Run him through commands every day. Do doggie push ups (sit, down, sit, down). If he isn't listening, then it sounds like he doesn't think you are in charge. I'd also do the place command and make him do it for long periods of time.


----------



## Ranger1 (Sep 1, 2014)

I once read of a person who chained their dog to a sign post with a short lead, for a couple of days. (Of course, the sign was far enough off the road, and right in front of their house so they always had an eye on it.) Don't know that I'd recommend that but it worked for them.


----------



## Sundancer (Jan 21, 2012)

Use one of the pump up water guns and put a little citrus in the water.....have a friend drive SLOWLY up and down and squirt the dog. Hope this helps.


----------



## caprine crazy (Jun 12, 2012)

ksalvagno said:


> Run him through commands every day. Do doggie push ups (sit, down, sit, down). If he isn't listening, then it sounds like he doesn't think you are in charge. I'd also do the place command and make him do it for long periods of time.


What is the place command? I don't really know dog commands. He was a stray, but we found his owners and they told us we could keep him. He was supposed to be a hunting dog (he's a beagle blue tick mix), but we had him neutered. Now, he is our baby. 
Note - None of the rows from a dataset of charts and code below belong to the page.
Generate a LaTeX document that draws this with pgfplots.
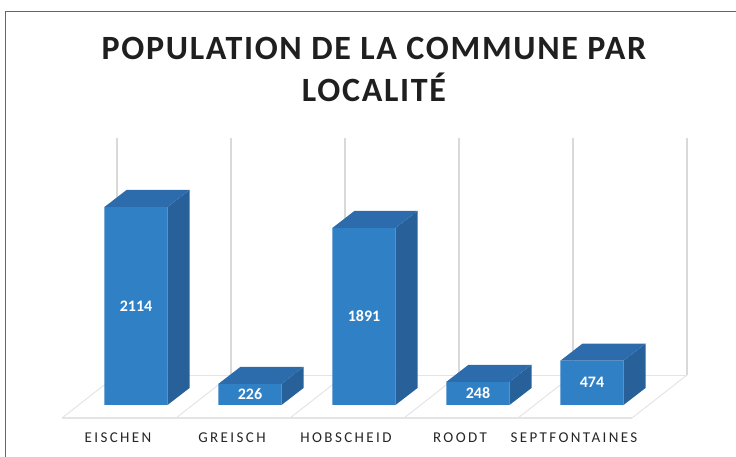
\documentclass[border=0pt]{standalone}
\usepackage{pgfplots}
\pgfplotsset{compat=1.18}
\usepackage{pgfplotstable}
\usepackage{fontspec}
\setmainfont{Carlito}
\newfontfamily\titlefont[LetterSpace=5]{Carlito}
\newfontfamily\labfont[LetterSpace=16]{Carlito}

\definecolor{barfront}{RGB}{48,128,198}
\definecolor{barside}{RGB}{40,96,154}
\definecolor{bartop}{RGB}{44,108,172}
\definecolor{gridgray}{RGB}{217,217,217}
\definecolor{floorgray}{RGB}{228,228,228}

% population per locality
\pgfplotstableread{
x pop
0 2114
1 226
2 1891
3 248
4 474
}\popdata

\begin{document}
\begin{tikzpicture}
\useasboundingbox (0,0) rectangle (736bp,-457bp);
\draw[black!60, line width=1bp] (5bp,-470bp) -- (5bp,-11bp) -- (750bp,-11bp);
\node[anchor=base, text=black!88, font=\titlefont\bfseries\fontsize{34bp}{40bp}\selectfont]
  at (374bp,-59bp) {POPULATION DE LA COMMUNE PAR};
\node[anchor=base, text=black!88, font=\titlefont\bfseries\fontsize{34bp}{40bp}\selectfont]
  at (374bp,-101bp) {LOCALITÉ};

\begin{axis}[
  x=114bp, y=0.09366bp,
  xmin=-0.75, xmax=4.9, ymin=-139, ymax=2851,
  at={(50.5bp,-418bp)}, anchor=south west,
  clip=false,
  axis line style={draw=none},
  ytick=\empty,
  xtick={0,...,4},
  xticklabels={EISCHEN,GREISCH,HOBSCHEID,ROODT,SEPTFONTAINES},
  major tick length=0pt,
  xticklabel style={font=\labfont\fontsize{15bp}{17bp}\selectfont, text=black!85,
    anchor=center, xshift=-18bp, yshift=-20bp},
]
% back wall and floor
\pgfplotsinvokeforeach{0,...,5}{
  \addplot[gridgray, line width=1.5bp] coordinates {(#1-0.167,320) (#1-0.167,2851)};
  \addplot[floorgray, line width=1bp] coordinates {(#1-0.649,-139) (#1-0.167,320)};
}
\addplot[floorgray, line width=1.2bp] coordinates {(-0.649,-139) (4.351,-139)};
\addplot[floorgray, line width=1bp] coordinates {(-0.167,320) (4.833,320)};

% front faces
\addplot[ybar, bar width=0.553, fill=barfront, draw=none] table[x=x, y=pop] {\popdata};

% side and top faces
\pgfplotsinvokeforeach{0,...,4}{
  \pgfplotstablegetelem{#1}{pop}\of\popdata
  \edef\barcmd{%
    \noexpand\addplot[fill=barside, draw=none] coordinates {(#1+0.2765,0) (#1+0.4695,181.5)
      (#1+0.4695,\pgfplotsretval+181.5) (#1+0.2765,\pgfplotsretval)};
    \noexpand\addplot[fill=bartop, draw=none] coordinates {(#1-0.2765,\pgfplotsretval)
      (#1+0.2765,\pgfplotsretval) (#1+0.4695,\pgfplotsretval+181.5) (#1-0.0835,\pgfplotsretval+181.5)};
  }
  \barcmd
}

% value labels
\addplot[draw=none, nodes near coords, point meta=explicit,
  every node near coord/.append style={anchor=center, text=white,
    font=\bfseries\fontsize{16bp}{18bp}\selectfont,
    /pgf/number format/1000 sep={}, /pgf/number format/assume math mode=true}]
  table[x=x, y expr=\thisrow{pop}/2, meta=pop] {\popdata};
\end{axis}
\end{tikzpicture}
\end{document}
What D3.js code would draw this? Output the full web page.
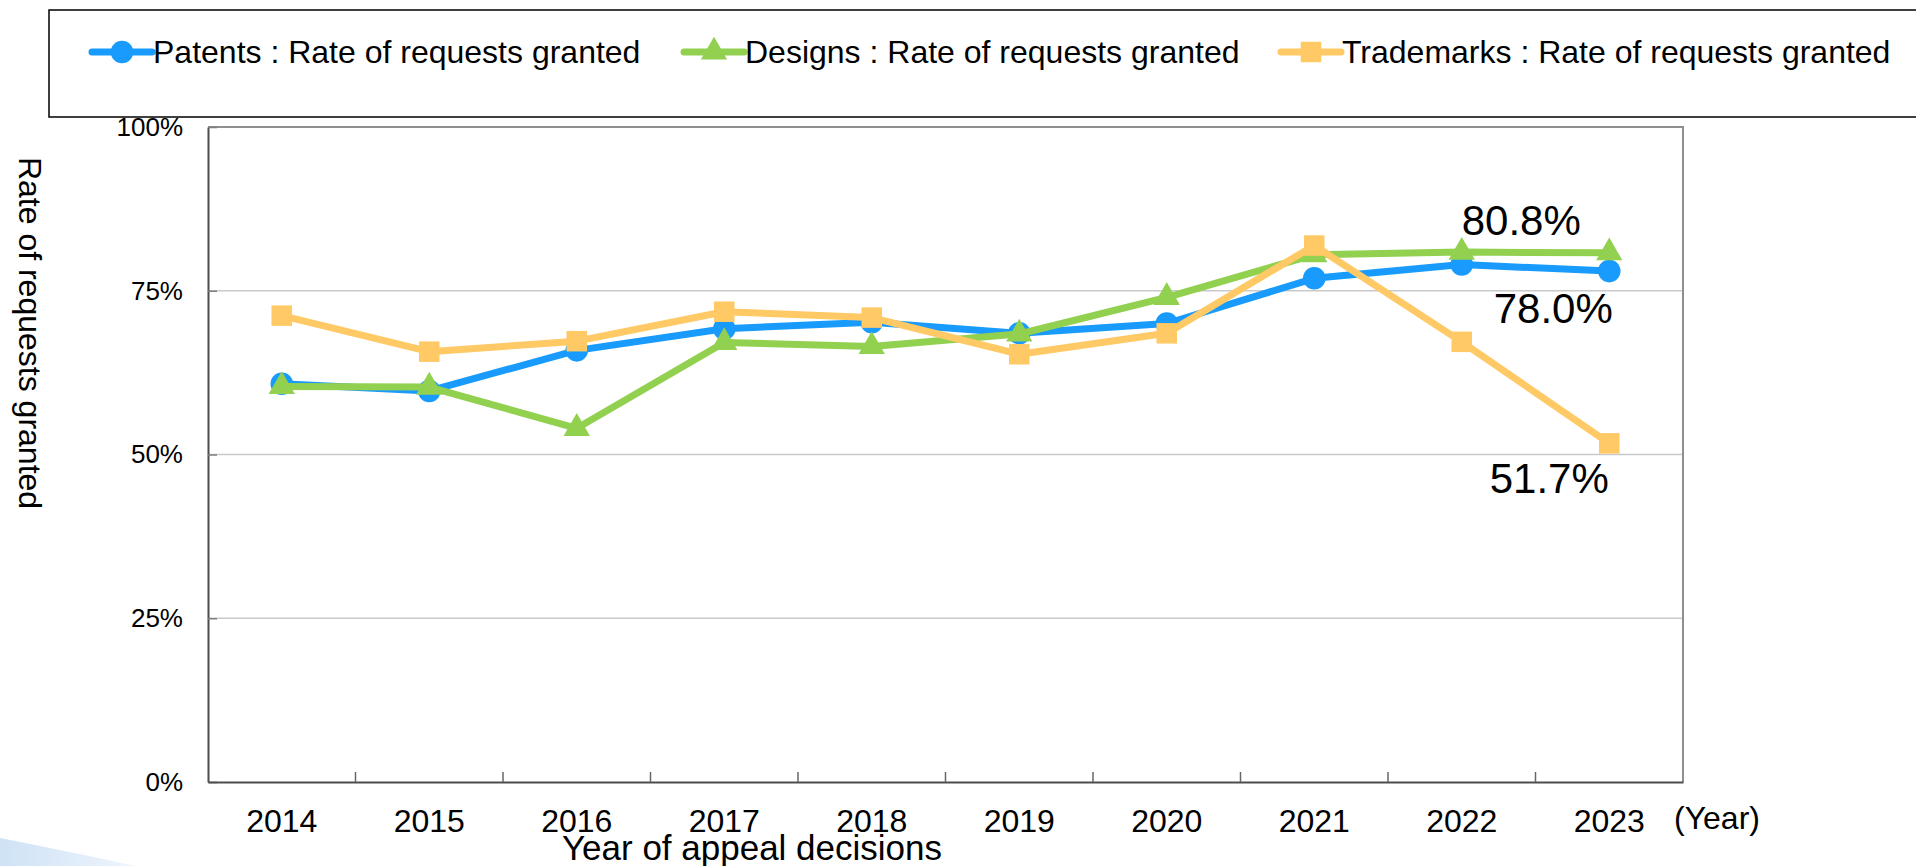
<!DOCTYPE html>
<html>
<head>
<meta charset="utf-8">
<script src="https://cdn.jsdelivr.net/npm/d3@7"></script>
<style>
  body { margin: 0; background: #fff; }
  svg { display: block; font-family: "Liberation Sans", Arial, sans-serif; }
</style>
</head>
<body>
<div class="canvas"></div>
<script>
// values
const years = ['2014', '2015', '2016', '2017', '2018', '2019', '2020', '2021', '2022', '2023']
const patents = [60.8, 59.7, 65.9, 69.2, 70.2, 68.5, 70.0, 76.9, 79.0, 78.0]
const designs = [60.4, 60.3, 54.0, 67.1, 66.5, 68.4, 74.0, 80.5, 80.9, 80.8]
const trademarks = [71.2, 65.7, 67.3, 71.8, 70.9, 65.3, 68.5, 81.9, 67.2, 51.7]
const yTicks = [0, 25, 50, 75, 100]
const seriesNames = [
  'Patents : Rate of requests granted',
  'Designs : Rate of requests granted',
  'Trademarks : Rate of requests granted'
]

const series = [
  { name: seriesNames[0], values: patents, color: '#189bfc', shape: 'circle' },
  { name: seriesNames[1], values: designs, color: '#92d050', shape: 'triangle' },
  { name: seriesNames[2], values: trademarks, color: '#ffc965', shape: 'square' }
]

const W = 1916, H = 866
const svg = d3.select('.canvas')
  .append('svg')
  .attr('width', W)
  .attr('height', H)

// pale swoosh in the bottom-left corner
const grad = svg.append('defs').append('linearGradient')
  .attr('id', 'swoosh')
  .attr('x1', 0).attr('y1', 0).attr('x2', 1).attr('y2', 0)
grad.append('stop').attr('offset', '0%').attr('stop-color', '#cfe2f6')
grad.append('stop').attr('offset', '100%').attr('stop-color', '#eef5fc')
svg.append('path')
  .attr('d', 'M0,838 C40,846 90,856 135,866 L0,866 Z')
  .attr('fill', 'url(#swoosh)')

const margin = { top: 127, left: 208, right: 233, bottom: 84 }
const graphWidth = W - margin.left - margin.right
const graphHeight = H - margin.top - margin.bottom

const graph = svg.append('g')
  .attr('transform', `translate(${margin.left}, ${margin.top})`)

const x = d3.scaleBand()
  .domain(years)
  .range([0, graphWidth])

const y = d3.scaleLinear()
  .domain([0, 100])
  .range([graphHeight, 0])

// gridlines
graph.selectAll('.grid')
  .data(yTicks.filter(d => d > 0 && d < 100))
  .enter()
  .append('line')
  .attr('x1', 0)
  .attr('x2', graphWidth)
  .attr('y1', d => y(d))
  .attr('y2', d => y(d))
  .attr('stroke', '#c9c9c9')
  .attr('stroke-width', 1.5)

// top and right frame
graph.append('path')
  .attr('d', `M0,0 H${graphWidth} V${graphHeight}`)
  .attr('fill', 'none')
  .attr('stroke', '#8f8f8f')
  .attr('stroke-width', 2)

// y axis
const yAxis = d3.axisLeft(y)
  .tickValues(yTicks)
  .tickFormat(d => d + '%')
  .tickSizeInner(-9)
  .tickSizeOuter(0)
  .tickPadding(25)
const yAxisGroup = graph.append('g').call(yAxis)
yAxisGroup.select('.domain').attr('stroke', '#4d4d4d').attr('stroke-width', 2)
yAxisGroup.selectAll('.tick line').attr('stroke', '#7f7f7f').attr('stroke-width', 1.5)
yAxisGroup.selectAll('text')
  .attr('font-size', 26)
  .attr('font-family', '"Liberation Sans", Arial, sans-serif')
  .attr('fill', '#000')

// x axis: labels at band centres, tick marks on band edges
const xAxis = d3.axisBottom(x)
  .tickSize(0)
  .tickPadding(27)
const xAxisGroup = graph.append('g')
  .attr('transform', `translate(0, ${graphHeight})`)
  .call(xAxis)
xAxisGroup.select('.domain').attr('stroke', '#4d4d4d').attr('stroke-width', 2)
xAxisGroup.selectAll('text')
  .attr('font-size', 32)
  .attr('font-family', '"Liberation Sans", Arial, sans-serif')
  .attr('fill', '#000')

xAxisGroup.selectAll('.edge')
  .data(years.slice(1))
  .enter()
  .append('line')
  .attr('x1', d => x(d))
  .attr('x2', d => x(d))
  .attr('y1', 0)
  .attr('y2', -10)
  .attr('stroke', '#666')
  .attr('stroke-width', 1.5)

// lines and markers
const line = d3.line()
  .x((d, i) => x(years[i]) + x.bandwidth() / 2)
  .y(d => y(d))

const symbolOf = {
  circle: d3.symbol().type(d3.symbolCircle).size(400),
  triangle: d3.symbol().type(d3.symbolTriangle).size(300),
  square: d3.symbol().type(d3.symbolSquare).size(420)
}

series.forEach(s => {
  graph.append('path')
    .datum(s.values)
    .attr('d', line)
    .attr('fill', 'none')
    .attr('stroke', s.color)
    .attr('stroke-width', 7)
    .attr('stroke-linejoin', 'round')

  graph.selectAll('.m-' + s.shape)
    .data(s.values)
    .enter()
    .append('path')
    .attr('d', symbolOf[s.shape])
    .attr('transform', (d, i) => `translate(${x(years[i]) + x.bandwidth() / 2}, ${y(d)})`)
    .attr('fill', s.color)
})

// labels for the last year
const last = years.length - 1
const lastX = x(years[last]) + x.bandwidth() / 2
const labels = [
  { v: designs[last], dx: -88, dy: -18 },
  { v: patents[last], dx: -56, dy: 52 },
  { v: trademarks[last], dx: -60, dy: 50 }
]
graph.selectAll('.lbl')
  .data(labels)
  .enter()
  .append('text')
  .attr('x', d => lastX + d.dx)
  .attr('y', d => y(d.v) + d.dy)
  .attr('text-anchor', 'middle')
  .attr('font-size', 42)
  .text(d => d.v.toFixed(1) + '%')

// axis titles
svg.append('text')
  .attr('transform', 'translate(19, 333) rotate(90)')
  .attr('text-anchor', 'middle')
  .attr('font-size', 32)
  .text('Rate of requests granted')

svg.append('text')
  .attr('x', 752)
  .attr('y', 860)
  .attr('text-anchor', 'middle')
  .attr('font-size', 35)
  .text('Year of appeal decisions')

svg.append('text')
  .attr('x', 1674)
  .attr('y', 829)
  .attr('font-size', 32)
  .text('(Year)')

// legend
svg.append('rect')
  .attr('x', 49)
  .attr('y', 10)
  .attr('width', W)
  .attr('height', 107)
  .attr('fill', 'none')
  .attr('stroke', '#000')
  .attr('stroke-width', 1.5)

const legendX = [92, 684, 1281]
const legend = svg.selectAll('.legend')
  .data(series)
  .enter()
  .append('g')
  .attr('transform', (d, i) => `translate(${legendX[i]}, 52)`)

legend.append('line')
  .attr('x1', 0)
  .attr('x2', 60)
  .attr('stroke', d => d.color)
  .attr('stroke-width', 7)
  .attr('stroke-linecap', 'round')

legend.append('path')
  .attr('d', d => symbolOf[d.shape]())
  .attr('transform', 'translate(30, 0)')
  .attr('fill', d => d.color)

legend.append('text')
  .attr('x', 61)
  .attr('dy', '0.35em')
  .attr('font-size', 32)
  .text(d => d.name)
</script>
</body>
</html>
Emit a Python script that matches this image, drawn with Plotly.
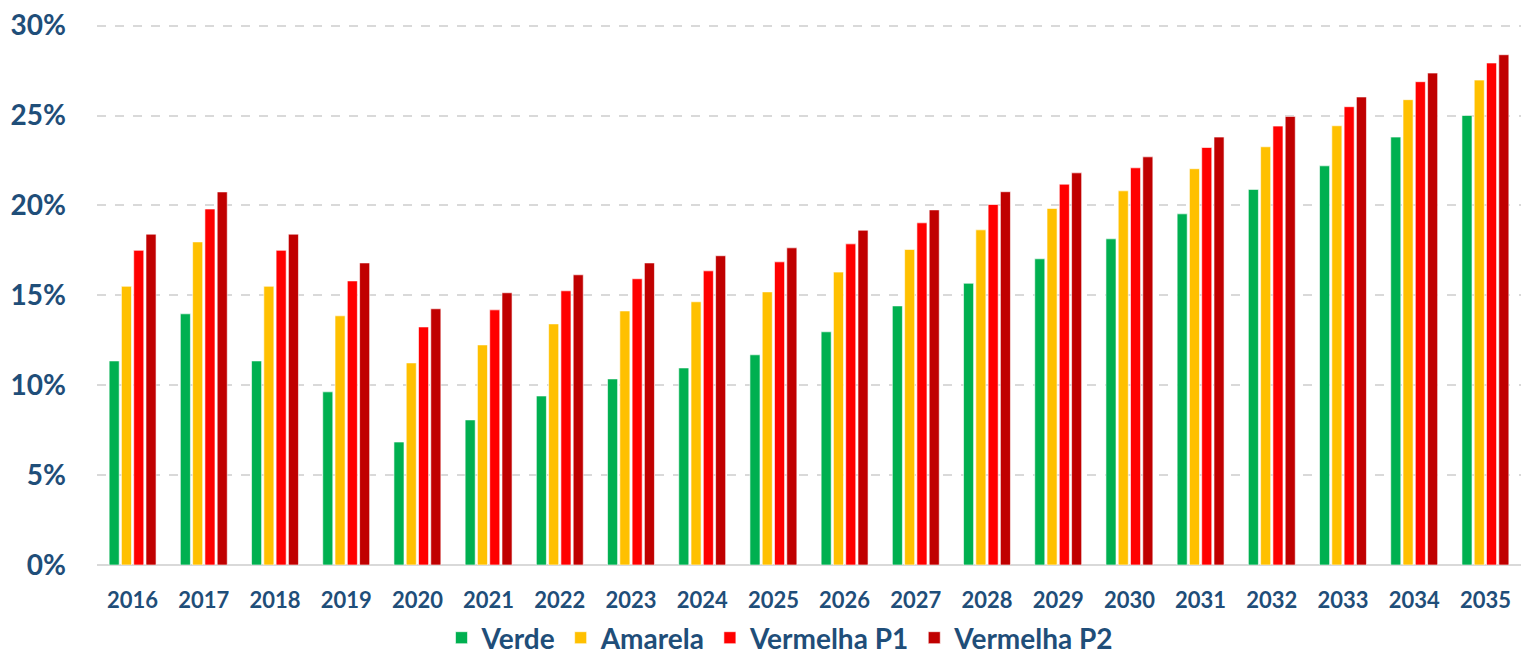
import plotly.graph_objects as go

years = [str(y) for y in range(2016, 2036)]
verde = [11.35, 13.97, 11.35, 9.63, 6.84, 8.07, 9.40, 10.35, 10.96, 11.69,
         12.97, 14.41, 15.67, 17.03, 18.14, 19.53, 20.89, 22.20, 23.80, 25.00]
amarela = [15.5, 17.97, 15.5, 13.86, 11.24, 12.24, 13.41, 14.13, 14.64, 15.19,
           16.29, 17.55, 18.64, 19.83, 20.81, 22.04, 23.26, 24.43, 25.88, 26.97]
vermelha_p1 = [17.5, 19.8, 17.5, 15.8, 13.24, 14.19, 15.25, 15.92, 16.36, 16.86,
               17.86, 19.03, 20.05, 21.18, 22.09, 23.22, 24.41, 25.49, 26.88, 27.92]
vermelha_p2 = [18.4, 20.75, 18.4, 16.8, 14.25, 15.14, 16.14, 16.8, 17.2, 17.64,
               18.62, 19.75, 20.76, 21.81, 22.70, 23.80, 24.95, 26.03, 27.36, 28.38]

series = [
    ("Verde", verde, "#00B050"),
    ("Amarela", amarela, "#FFC000"),
    ("Vermelha P1", vermelha_p1, "#FF0000"),
    ("Vermelha P2", vermelha_p2, "#C00000"),
]

txt = "#1F4E79"
font_family = "Lato, 'Open Sans', sans-serif"

fig = go.Figure()
for name, vals, col in series:
    fig.add_trace(go.Bar(
        x=years, y=vals, name=name,
        marker=dict(color=col, line=dict(color="rgba(255,255,255,0.6)", width=1)),
    ))

fig.update_layout(
    width=1513, height=655,
    margin=dict(l=89, r=0, t=14, b=98),
    paper_bgcolor="white", plot_bgcolor="white",
    barmode="group", bargap=0.31, bargroupgap=0.18,
    font=dict(family=font_family, color=txt),
    showlegend=True,
    legend=dict(orientation="h", x=0.48, xanchor="center",
                yref="container", y=0.0, yanchor="bottom",
                font=dict(size=28, color=txt, family=font_family, weight="bold"),
                itemwidth=30, traceorder="normal"),
)
fig.update_xaxes(
    type="category", range=[-0.5, 19.5], automargin=False,
    tickfont=dict(size=22, color=txt, family=font_family, weight="bold"),
    showgrid=False, showline=False, ticks="", ticklabelstandoff=20,
    ticklabeloverflow="allow",
)
fig.update_yaxes(
    range=[0, 30.2], tickvals=[0, 5, 10, 15, 20, 25, 30], automargin=False,
    ticktext=["0%", "5%", "10%", "15%", "20%", "25%", "30%"],
    tickfont=dict(size=28, color=txt, family=font_family, weight="bold"),
    showgrid=True, gridcolor="#D9D9D9", griddash="dash", gridwidth=2,
    zeroline=True, zerolinecolor="#D9D9D9", zerolinewidth=2,
    ticks="", ticklabelstandoff=30, ticklabeloverflow="allow",
)

fig.write_html("out.html")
I forgot to mention the only vehicles he doesn't chase are ours. He won't chase our truck, car, or SUV.


----------



## caprine crazy (Jun 12, 2012)

Ranger1 said:


> I once read of a person who chained their dog to a sign post with a short lead, for a couple of days. (Of course, the sign was far enough off the road, and right in front of their house so they always had an eye on it.) Don't know that I'd recommend that but it worked for them.


He has no interest in vehicles when he is staked out. I figured he'd try to chase them and get to the end of the lead and choke himself, but never once has he chased while he's been chained up.


----------



## ksalvagno (Oct 6, 2009)

The place command is where you have a spot for him to sit or lay down. He has to stay in that spot. Like if you have a blanket in the corner of a room. Place means he has to stay on that blanket until you give the release command.


----------